IFS OFFICER IN MP USES BIODIGESTER TO MEET HOUSEHOLD ENERGY NEEDS
Kshitij Kumar is an IFS officer, deployed in Sagar, Madhya Pradesh. At the government bungalow where he lives with his family, the kitchen needs are not met through LPG cylinders like most of the households across the country. Instead, the fuel is generated by an integrated ‘biodigester’, which has also been providing organic fertilizers, and pesticides to nurture the floral and kitchen gardens in his compound for the last two years. The inspiration came from a few organic farmers that Kshitij and his wife, Neelam Kumari interacted with some years ago. These farmers were sustainably utilizing everything produced in their farms, including waste from the livestock.
However, this plant is not a regular biogas plant. “The plant comprises both biogas and vermicompost units that are connected through an automated pipeline. The pipeline carrying the gas is connected to our kitchen while the vermicompost unit is connected to six beds thriving with earthworms. The latter supplies us with both vermicompost as well as vermiwash. The slurry from the biogas plant is routed back to the beds to keep them active,” explains Kshitij.
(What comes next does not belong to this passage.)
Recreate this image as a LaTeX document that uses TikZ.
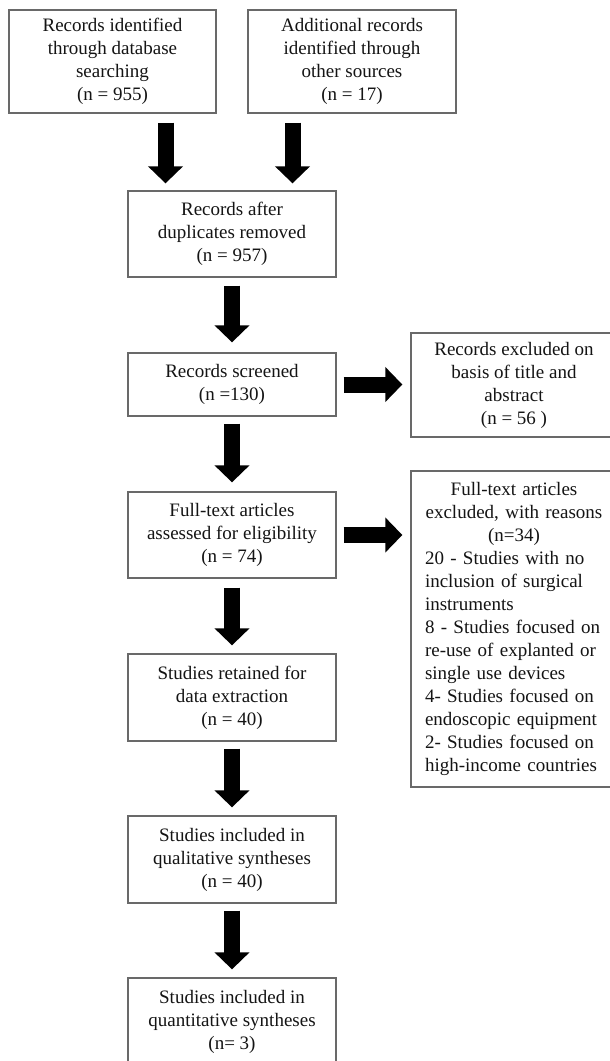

The plant does not just produce these substances but also recycles the water used and adds cow dung to the biogas unit. Kshitij feels that we can save about 30%–35% of the water which is routed to an inlet chamber. With the exception of extreme winters, they have been sourcing all their household energy needs through the plant as the earthworms go dormant during this period. As for energy consumption, Kshitij mentions that the plant produces two cubic metres of gas, which is enough to meet the daily kitchen requirements for four hours at a stretch. This easily covers about 70% of what a regular LPG cylinder would provide.